This story was originally covered by PRI’s Living on Earth and Planet Harmony. For more, listen to the audio above.
The first introduction to environmentalism for many of today’s 20-somethings came in the form of a green-haired, blue-skinned superhero and his five geographically diverse companions. The Saturday-morning cartoon Captain Planet was designed to teach kids about saving the environment.
Captain Planet was the brainchild of Ted Turner. The ecological warnings of the Global 2000 report, commissioned by President Carter, spurred Turner to beef up Turner Broadcasting’s environmental programming. Turner hired TV producer Barbara Pyle, who told PRI’s Living on Earth and Planet Harmony:
He wanted me to teach children about the facts of the Global 2000 study! I mean go figure. Ted Turner called me into his office and he said, “Captain Planet” and I said Ted, “what is Captain Planet?” And he said, “that is your problem.”
“If you think of Captain Planet as a religion,” Pyle said, “then this would be the creation myth — the creation story.” The show started with Gaia, the embodiment of the earth voiced by Whoopi Goldberg, waking up from a nap to discover the earth in serious trouble.
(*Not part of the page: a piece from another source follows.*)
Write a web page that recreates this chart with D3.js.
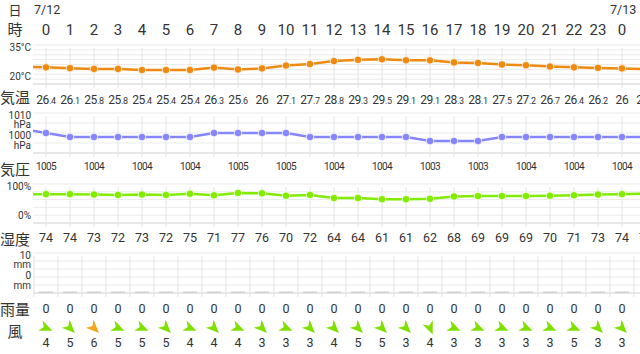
<!DOCTYPE html>
<html><head><meta charset="utf-8">
<script src="https://cdn.jsdelivr.net/npm/d3@7"></script>
<style>
body{margin:0;background:#fff}
text{font-family:Roboto,"Noto Sans CJK JP",sans-serif;fill:#333}
</style>
</head><body><div id="chart"></div>
<script>
const WIDTH = 640, HEIGHT = 354

// slot -1 is 23時 of the previous day, slot 25 is 1時 of 7/13 (cut off at the edge)
const slots = d3.range(-1, 26)
const hourLabels = ["23","0","1","2","3","4","5","6","7","8","9","10","11","12","13","14","15","16","17","18","19","20","21","22","23","0","1"]
const dates = [{ slot: 0, label: "7/12" }, { slot: 24, label: "7/13" }]

const temps = [26.6, 26.4, 26.1, 25.8, 25.8, 25.4, 25.4, 25.4, 26.3, 25.6, 26, 27.1, 27.7, 28.8, 29.3, 29.5, 29.1, 29.1, 28.3, 28.1, 27.5, 27.2, 26.7, 26.4, 26.2, 26, 25.7]
const pressures = [1006, 1005, 1004, 1004, 1004, 1004, 1004, 1004, 1005, 1005, 1005, 1005, 1004, 1004, 1004, 1004, 1004, 1003, 1003, 1003, 1004, 1004, 1004, 1004, 1004, 1004, 1004]
const humidity = [74, 74, 74, 73, 72, 73, 72, 75, 71, 77, 76, 70, 72, 64, 64, 61, 61, 62, 68, 69, 69, 69, 70, 71, 73, 74, 75]
const rain = [0, 0, 0, 0, 0, 0, 0, 0, 0, 0, 0, 0, 0, 0, 0, 0, 0, 0, 0, 0, 0, 0, 0, 0, 0, 0, 0]
const windSpeed = [null, 4, 5, 6, 5, 5, 5, 4, 4, 4, 3, 3, 3, 4, 5, 5, 3, 4, 3, 3, 3, 3, 3, 5, 3, 3, null]
const windDir = [null, "WNW", "NW", "NW", "WNW", "WNW", "NW", "WNW", "NW", "WNW", "NW", "WNW", "NW", "NW", "NW", "NW", "NW", "NNW", "WNW", "WNW", "WNW", "WNW", "WNW", "WNW", "NW", "NW", null]
const compass = ["N","NNE","NE","ENE","E","ESE","SE","SSE","S","SSW","SW","WSW","W","WNW","NW","NNW"]

const rowLabels = [
  { text: "日", y: 10, size: 13 },
  { text: "時", y: 30, size: 15 },
  { text: "気温", y: 98, size: 15 },
  { text: "気圧", y: 170, size: 15 },
  { text: "湿度", y: 240, size: 15 },
  { text: "雨量", y: 310, size: 15 },
  { text: "風", y: 332, size: 15 }
]

const svg = d3.select("#chart").append("svg")
  .attr("width", WIDTH)
  .attr("height", HEIGHT)

const x = d3.scaleLinear().domain([0, 24]).range([46, 622])
const step = x(1) - x(0)
const PLOT_LEFT = 33

svg.append("clipPath").attr("id", "plotclip")
  .append("rect").attr("x", PLOT_LEFT).attr("y", 0).attr("width", WIDTH - PLOT_LEFT).attr("height", HEIGHT)

// row labels
svg.selectAll(".rowlabel")
  .data(rowLabels)
  .join("text")
  .attr("x", 15)
  .attr("y", d => d.y)
  .attr("dy", "0.35em")
  .attr("text-anchor", "middle")
  .style("font-size", d => d.size + "px")
  .text(d => d.text)

// dates + hours
svg.selectAll(".date")
  .data(dates)
  .join("text")
  .attr("x", d => x(d.slot) - step / 2)
  .attr("y", 10)
  .attr("dy", "0.35em")
  .style("font-size", "12.5px")
  .text(d => d.label)

svg.selectAll(".hour")
  .data(slots.filter(s => s >= 0))
  .join("text")
  .attr("x", s => x(s))
  .attr("y", 30)
  .attr("dy", "0.35em")
  .attr("text-anchor", "middle")
  .style("font-size", "15px")
  .text(s => hourLabels[s + 1])

// draws grid of one panel and returns its y scale
function panel(top, bottom, domain, nLines, labelTop, labelBottom, between) {
  const y = d3.scaleLinear().domain(domain).range([bottom, top])
  const g = svg.append("g")
  g.selectAll("line.h")
    .data(d3.range(nLines + 1))
    .join("line")
    .attr("x1", PLOT_LEFT).attr("x2", WIDTH)
    .attr("y1", k => top + (bottom - top) * k / nLines)
    .attr("y2", k => top + (bottom - top) * k / nLines)
    .attr("stroke", k => k === nLines ? "#d0d0d0" : "#ebebeb")
  const vx = between ? d3.range(0, 26).map(s => x(s) - step / 2) : d3.range(0, 26).map(s => x(s))
  g.selectAll("line.v")
    .data(vx)
    .join("line")
    .attr("x1", d => d).attr("x2", d => d)
    .attr("y1", top + 3).attr("y2", bottom + 4)
    .attr("stroke", "#e2e2e2")
  // axis captions: top one hangs from the top line, bottom one sits on the bottom line
  const lh = 9.5
  const lt = g.append("text").attr("text-anchor", "end").style("font-size", "10px")
  labelTop.forEach((s, k) => lt.append("tspan").attr("x", 31).attr("y", top + 2 + k * lh).attr("dy", "0.35em").text(s))
  const lb = g.append("text").attr("text-anchor", "end").style("font-size", "10px")
  labelBottom.forEach((s, k) => lb.append("tspan").attr("x", 31).attr("y", bottom - 8 - (labelBottom.length - 1 - k) * lh).attr("dy", "0.35em").text(s))
  return y
}

function lineSeries(values, y, color) {
  const pts = slots.map((s, k) => [x(s), y(values[k])])
  const g = svg.append("g").attr("clip-path", "url(#plotclip)")
  g.append("path")
    .attr("d", d3.line()(pts))
    .attr("fill", "none")
    .attr("stroke", color)
    .attr("stroke-width", 2.5)
  g.selectAll("circle")
    .data(pts.filter((p, k) => slots[k] >= 0 && slots[k] <= 24))
    .join("circle")
    .attr("cx", p => p[0]).attr("cy", p => p[1])
    .attr("r", 3.8)
    .attr("fill", color)
    .attr("stroke", "#fff")
    .attr("stroke-width", 0.8)
}

// temperature
const yT = panel(45, 84, [20, 35], 8, ["35°C"], ["20°C"], false)
lineSeries(temps, yT, "#f0890f")
slots.forEach((s, k) => {
  if (s < 0) return
  const t = svg.append("text")
    .attr("x", x(s)).attr("y", 98).attr("dy", "0.35em")
    .attr("text-anchor", "middle")
    .style("letter-spacing", "-0.3px")
  const parts = String(temps[k]).split(".")
  t.append("tspan").style("font-size", "12px").text(parts[0])
  if (parts[1]) t.append("tspan").style("font-size", "9px").text("." + parts[1])
})

// pressure
const yP = panel(113, 153, [1000, 1010], 4, ["1010", "hPa"], ["1000", "hPa"], false)
lineSeries(pressures, yP, "#8585ff")
svg.selectAll(".plabel")
  .data(slots.map((s, k) => ({ s, v: pressures[k] })).filter(d => d.s >= 0 && d.s <= 24 && d.s % 2 === 0))
  .join("text")
  .attr("x", d => x(d.s)).attr("y", 166).attr("dy", "0.35em")
  .attr("text-anchor", "middle")
  .style("font-size", "10px")
  .style("letter-spacing", "-0.6px")
  .text(d => d.v)

// humidity
const yH = panel(184, 223, [0, 100], 5, ["100%"], ["0%"], false)
lineSeries(humidity, yH, "#80ec00")
svg.selectAll(".hlabel")
  .data(slots.map((s, k) => ({ s, v: humidity[k] })).filter(d => d.s >= 0))
  .join("text")
  .attr("x", d => x(d.s)).attr("y", 238).attr("dy", "0.35em")
  .attr("text-anchor", "middle")
  .style("font-size", "12.5px")
  .text(d => d.v)

// rain
const yR = panel(253, 293, [0, 10], 5, ["10", "mm"], ["0", "mm"], true)
const rainData = slots.map((s, k) => ({ s, v: rain[k] })).filter(d => d.s >= 0 && d.s <= 24)
svg.selectAll(".rbar")
  .data(rainData)
  .join("rect")
  .attr("x", d => x(d.s) - 7)
  .attr("width", 14)
  .attr("y", d => Math.min(yR(d.v), yR(0) - 1.5))
  .attr("height", d => Math.max(yR(0) - yR(d.v), 1.5))
  .attr("fill", "#d0d0d0")
svg.selectAll(".rlabel")
  .data(rainData)
  .join("text")
  .attr("x", d => x(d.s)).attr("y", 309).attr("dy", "0.35em")
  .attr("text-anchor", "middle")
  .style("font-size", "12.5px")
  .text(d => d.v)

// wind
const windColor = d3.scaleThreshold().domain([6]).range(["#7fe000", "#f7a51c"])
const windData = slots.map((s, k) => ({ s, v: windSpeed[k], dir: windDir[k] })).filter(d => d.v != null)
svg.selectAll(".arrow")
  .data(windData)
  .join("path")
  .attr("d", "M7,0 L-6,-5.5 L-2.5,0 L-6,5.5 Z")
  .attr("fill", d => windColor(d.v))
  .attr("transform", d => {
    const from = compass.indexOf(d.dir) * 22.5
    return `translate(${x(d.s)},328) rotate(${from + 180 - 90})`
  })
svg.selectAll(".wlabel")
  .data(windData)
  .join("text")
  .attr("x", d => x(d.s)).attr("y", 343).attr("dy", "0.35em")
  .attr("text-anchor", "middle")
  .style("font-size", "12.5px")
  .text(d => d.v)
</script>
</body></html>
She then distributes five magical rings to five children, or Planeteers from different parts of the world. They combine their rings to create the superhero Captain Planet.
“What Captain Planet truly is,” Pyle says, “he’s a metaphor for teamwork. He doesn’t exist without the Planeteers.”
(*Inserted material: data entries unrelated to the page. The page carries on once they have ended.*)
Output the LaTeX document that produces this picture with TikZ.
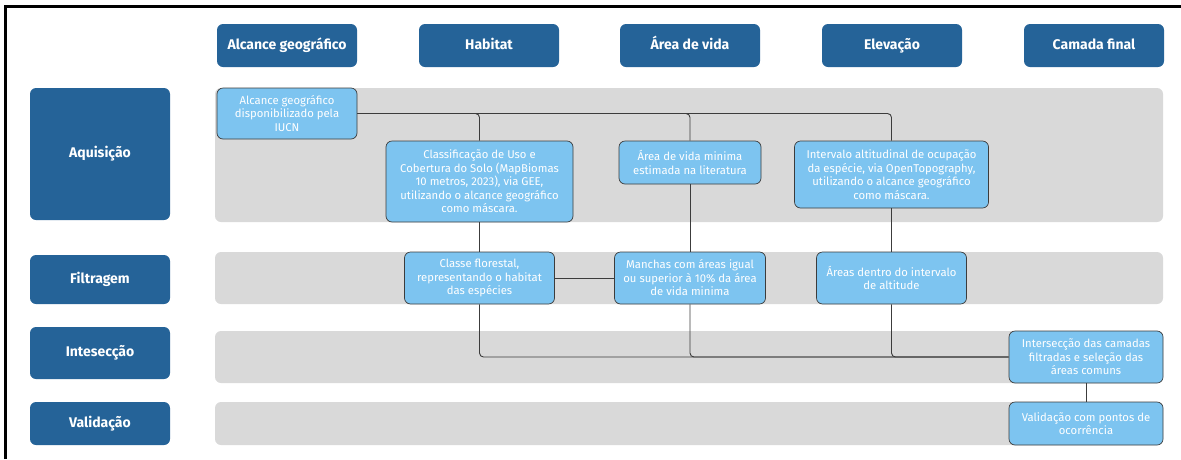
\documentclass[tikz,border=0pt]{standalone}
\usepackage{fontspec}
\setmainfont{Fira Sans}
\usetikzlibrary{arrows.meta}

\definecolor{darkblue}{RGB}{37,99,152}
\definecolor{lightblue}{RGB}{125,196,240}
\definecolor{bandgray}{RGB}{217,217,217}
\definecolor{wire}{RGB}{60,60,60}

\begin{document}
\begin{tikzpicture}[x=1pt,y=-1pt,
    head/.style={fill=darkblue, rounded corners=6pt, text=white, inner sep=0pt,
      font=\fontsize{14}{16}\selectfont\bfseries, text height=10pt, text depth=3pt,
      minimum width=140pt, minimum height=43pt},
    stepbox/.style={draw=wire, line width=0.7pt, fill=lightblue, rounded corners=6pt,
      text=white, align=center, inner sep=0pt, font=\fontsize{11.3}{13.5}\selectfont},
    link/.style={draw=wire, line width=0.9pt, rounded corners=4pt}]
      \useasboundingbox (0,0) rectangle (1181,459);
      \draw[line width=3pt] (5.5,459) -- (5.5,6.5) -- (1181,6.5);

      \fill[bandgray, rounded corners=6pt] (215,88) rectangle (1163,222);
      \fill[bandgray, rounded corners=6pt] (215,252) rectangle (1163,304);
      \fill[bandgray, rounded corners=6pt] (215,331) rectangle (1163,383);
      \fill[bandgray, rounded corners=6pt] (215,402) rectangle (1163,445);

      \node[head] (alcance) at (287,45.5) {Alcance geográfico};
      \node[head] (habitat) at (489,45.5) {Habitat};
      \node[head] (areavida) at (690,45.5) {Área de vida};
      \node[head] (elevacao) at (892,45.5) {Elevação};
      \node[head] (camada) at (1094,45.5) {Camada final};

      \node[head, minimum height=132pt] (aquisicao) at (100,154) {Aquisição};
      \node[head, minimum height=49pt] (filtragem) at (100,279.5) {Filtragem};
      \node[head, minimum height=52pt] (intesec) at (100,353) {Intesecção};
      \node[head, minimum height=43pt] (validacao) at (100,423.5) {Validação};

      \node[stepbox, minimum width=140pt, minimum height=51pt] (iucn) at (287,113.5)
        {Alcance geográfico\\disponibilizado pela\\IUCN};
      \node[stepbox, minimum width=187pt, minimum height=81pt] (uso) at (479.5,181.5)
        {Classificação de Uso e\\Cobertura do Solo (MapBiomas\\10 metros, 2023), via GEE,\\utilizando o alcance geográfico\\como máscara.};
      \node[stepbox, minimum width=142pt, minimum height=43pt] (minima) at (690,162.5)
        {Área de vida minima\\estimada na literatura};
      \node[stepbox, minimum width=194pt, minimum height=67pt] (altitud) at (891.5,174.5)
        {Intervalo altitudinal de ocupação\\da espécie, via OpenTopography,\\utilizando o alcance geográfico\\como máscara.};
      \node[stepbox, minimum width=150pt, minimum height=52pt] (florestal) at (479.5,278)
        {Classe florestal,\\representando o habitat\\das espécies};
      \node[stepbox, minimum width=151pt, minimum height=52pt] (manchas) at (690,278)
        {Manchas com áreas igual\\ou superior à 10\% da área\\de vida minima};
      \node[stepbox, minimum width=150pt, minimum height=52pt] (intervalo) at (891.5,278)
        {Áreas dentro do intervalo\\de altitude};
      \node[stepbox, minimum width=154pt, minimum height=52pt] (comuns) at (1086,357)
        {Intersecção das camadas\\filtradas e seleção das\\áreas comuns};
      \node[stepbox, minimum width=154pt, minimum height=43pt] (pontos) at (1086,423.5)
        {Validação com pontos de\\ocorrência};

      \draw[link] (iucn.east) -| (uso.north);
      \draw[link] (iucn.east) -| (minima.north);
      \draw[link] (iucn.east) -| (altitud.north);
      \draw[link] (uso.south) -- (florestal.north);
      \draw[link] (minima.south) -- (manchas.north);
      \draw[link] (altitud.south) -- (intervalo.north);
      \draw[link] (florestal.east) -- (manchas.west);
      \draw[link] (florestal.south) |- (comuns.west);
      \draw[link] (manchas.south) |- (comuns.west);
      \draw[link] (intervalo.south) |- (comuns.west);
      \draw[link] (comuns.south) -- (pontos.north);
    \end{tikzpicture}
\end{document}
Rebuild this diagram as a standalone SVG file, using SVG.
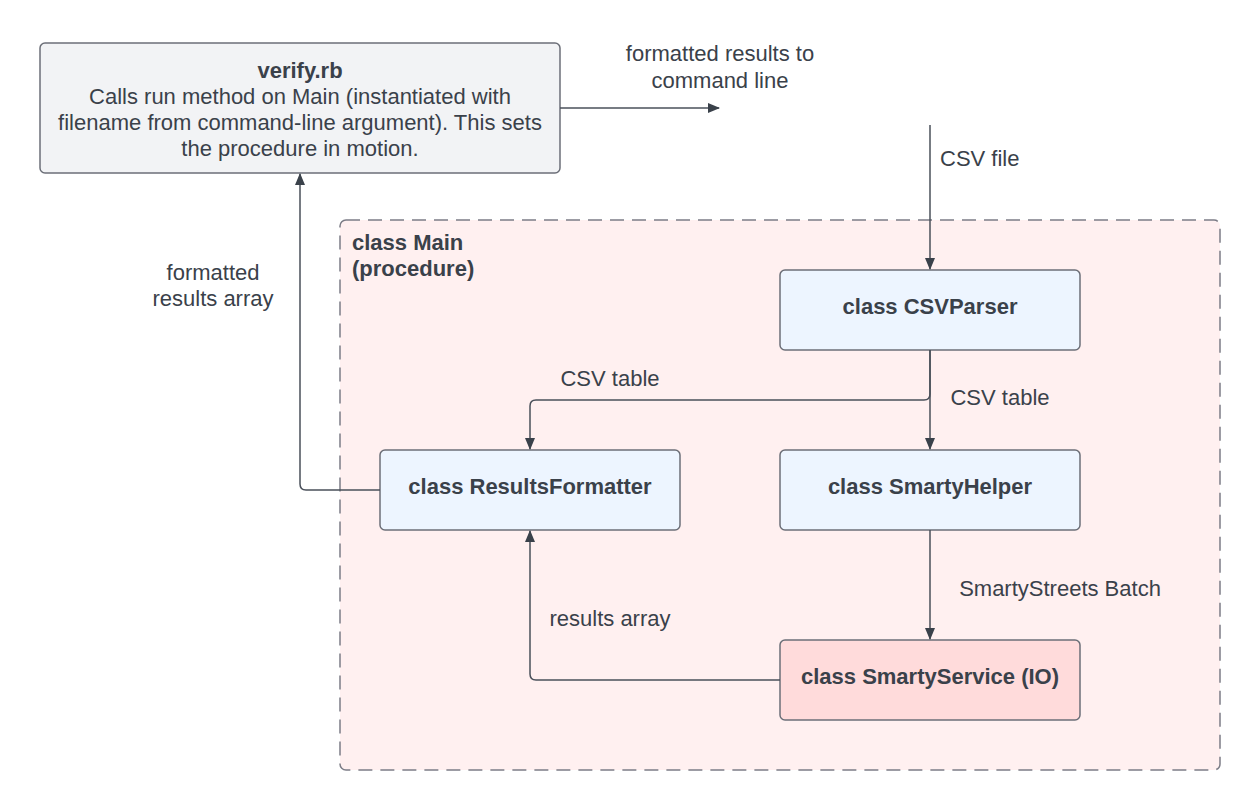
<svg xmlns="http://www.w3.org/2000/svg" width="1260" height="810" viewBox="0 0 1260 810">
<style>
text{font-family:"Liberation Sans",Arial,sans-serif;font-size:22px;fill:#3a414a}
.b{font-weight:bold}
.m{text-anchor:middle}
.node{stroke:#6c6f78;stroke-width:1.5}
.c{fill:none;stroke:#4a505a;stroke-width:1.5}
</style>
<defs>
<marker id="ah" viewBox="0 0 12 12" refX="11" refY="6" markerWidth="12" markerHeight="12" markerUnits="userSpaceOnUse" orient="auto">
<path d="M0,1 L12,6 L0,11 Z" fill="#3a414a"/>
</marker>
</defs>
<rect width="1260" height="810" fill="#ffffff"/>
<g id="main">
<rect x="340" y="220" width="880" height="550" rx="6" fill="#fff0f0" stroke="#7c7c86" stroke-width="1.5" stroke-dasharray="14,8"/>
<text class="b" x="352" y="250">class Main</text>
<text class="b" x="352" y="276">(procedure)</text>
</g>
<g id="verify">
<rect class="node" x="40" y="43" width="520" height="130" rx="5" fill="#f2f3f5"/>
<text class="b m" x="300" y="78">verify.rb</text>
<text class="m" x="300" y="104">Calls run method on Main (instantiated with</text>
<text class="m" x="300" y="130">filename from command-line argument). This sets</text>
<text class="m" x="300" y="156">the procedure in motion.</text>
</g>
<g id="csvparser">
<rect class="node" x="780" y="270" width="300" height="80" rx="5" fill="#edf5ff"/>
<text class="b m" x="930" y="314">class CSVParser</text>
</g>
<g id="resultsformatter">
<rect class="node" x="380" y="450" width="300" height="80" rx="5" fill="#edf5ff"/>
<text class="b m" x="530" y="494">class ResultsFormatter</text>
</g>
<g id="smartyhelper">
<rect class="node" x="780" y="450" width="300" height="80" rx="5" fill="#edf5ff"/>
<text class="b m" x="930" y="494">class SmartyHelper</text>
</g>
<g id="smartyservice">
<rect class="node" x="780" y="640" width="300" height="80" rx="5" fill="#ffdbdb"/>
<text class="b m" x="930" y="684">class SmartyService (IO)</text>
</g>
<g id="connectors">
<path class="c" d="M560,108 H719" marker-end="url(#ah)"/>
<path class="c" d="M930,125 V269" marker-end="url(#ah)"/>
<path class="c" d="M930,350 V449" marker-end="url(#ah)"/>
<path class="c" d="M930,350 V394 Q930,400 924,400 H536 Q530,400 530,406 V449" marker-end="url(#ah)"/>
<path class="c" d="M380,490 H306 Q300,490 300,484 V174" marker-end="url(#ah)"/>
<path class="c" d="M930,530 V639" marker-end="url(#ah)"/>
<path class="c" d="M780,680 H536 Q530,680 530,674 V531" marker-end="url(#ah)"/>
</g>
<g id="labels">
<text class="m" x="720" y="61">formatted results to</text>
<text class="m" x="720" y="88">command line</text>
<text x="940" y="166">CSV file</text>
<text class="m" x="213" y="280">formatted</text>
<text class="m" x="213" y="306">results array</text>
<text class="m" x="610" y="386">CSV table</text>
<text class="m" x="1000" y="405">CSV table</text>
<text class="m" x="1060" y="596">SmartyStreets Batch</text>
<text class="m" x="610" y="626">results array</text>
</g>
</svg>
About half of the 80 million millenials in the US saw the show, according to Pyle, as well as fans in nearly 100 other countries. Pyle points out “that group of young people is the largest demographic bulge in the history of our species on this planet and they are aging into their power years.”
At the time, Whoopi Goldberg said, “We won’t know what the outcome of this is until these kids grow up.” Now we’re finding out.